The McClatchy publishing company is more and more beginning to resemble an isolated bunker in the final stages of Götterdämmerung as ugly reality, such as their 99% stock price plunge, closes in on both fronts. Inside the bunker a leader is screaming madly, conjuring up phantom armies to ward off the unpleasant facts facing his company. However, in this case their ranting leader in the bunker isn't McClatchy CEO Gary Pruitt who is probably already quietly contemplating his permanent exile with his surfboard off the coast of Satellite Beach but Howard Weaver (photo), the outgoing VP of News at that company. So what set off this latest outburst in the closing act of the Twilight of the Clods? According to McClatchy Watch, it was a Web post by Jeff Jarvis at the Buzz Machine commenting on the fiscal woes of the newspaper industry including McClatchy:
McClatchy shares hit 60 cents yesterday. As I write this, it’s up to a big 78 cents. Bubble! Gatehouse hit 4 cents (and I’d still short them given their current attitude); market cap: $2.3 million. See Alan Mutter’s excellent analysis of how debt did in papers. I’d say it’s more than that: It was misplaced optimism in the form and in the incumbents. If these papers had instead taken on debt to innovate and create or to buy innovates (a la the New York Times buying About), that might have been productive. Instead, they bought newspapers, which was only an indication of how snug their blinders were.
And here is how McClatchy Watch characterized the response from the McClatchy VP:
...retiring McClatchy VP Howard Weaver unloaded on Jarvis with a profanity-laced Christmas Day missive. I have to say, the arrogance, anger, and idiocy in Weaver's post are astonishing for a newspaper executive.

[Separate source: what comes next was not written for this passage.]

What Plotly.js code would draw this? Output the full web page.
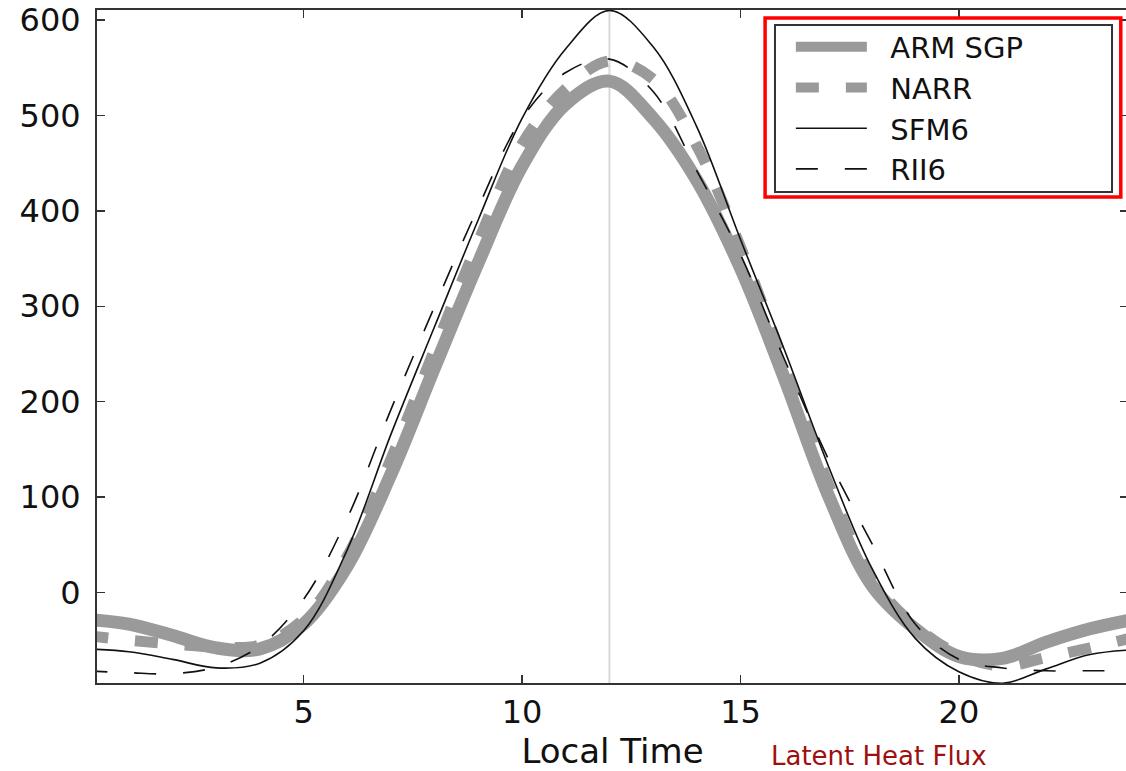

Check out Weaver's rant from the McClatchy bunker and I think you will agree with the above characterization of it:
I get so f---ing tired of correcting you, Jeff. Has it *ever* occurred to you to do some reporting — like asking questions of those involved — before pronouncing such apocalyptic conclusions?
It’s perhaps more than interesting that you so frequently refer to blinders; I’ve never read an analyst who is so consistently, persistently wrong about basic facts.
Yes, the stock price sucks. As you know (or should) that reflects Wall Streets’ analysis of our prospects. And we all know those are some smart guys who always get it right, huh? To cite stock price as a definitive measure of performance is as bad a sin as those who ran their companies mainly to maximize stock price.
This much is clear: When McClatchy demonstrates, as it will, that it is coming out of the the downturn/transformation challenge whole, that price will rise again.
Yes, debt is tough to manage when revenues fall. No shit. But I guess you refer to Alan Mutter’s analysis as “excellent” simply because it confirms your beliefs. It’s anything but excellent. It’s very thin soup, persuasive only to people who know less about these issues than he does....Your post is entitled “No hope.” Bullshit. McClatchy remains a strongly profitable company (you can look it up at the SEC). It’s never missed a payment and isn’t about to. Lehman Bros failed; GM is failing; even in the same economic climate, McClatchy is not. There is much hope.
Online sales and revenues continue to grow at double-digit rates. Our percentage of revenue from online leads the industry (excluding, perhaps, the national papers) and continues to grow. Perhaps more importantly, the company is so much more efficient now than two years ago (to the tune of some $350 million in reduced expenses) that it doesn’t have to return to anything like historic margins or revenues to be successful.
Yes, Howard, McClatchy is doing so incredibly well. And now I'll adjust your restraining straps and leave the butterfly net in your room for you to play with.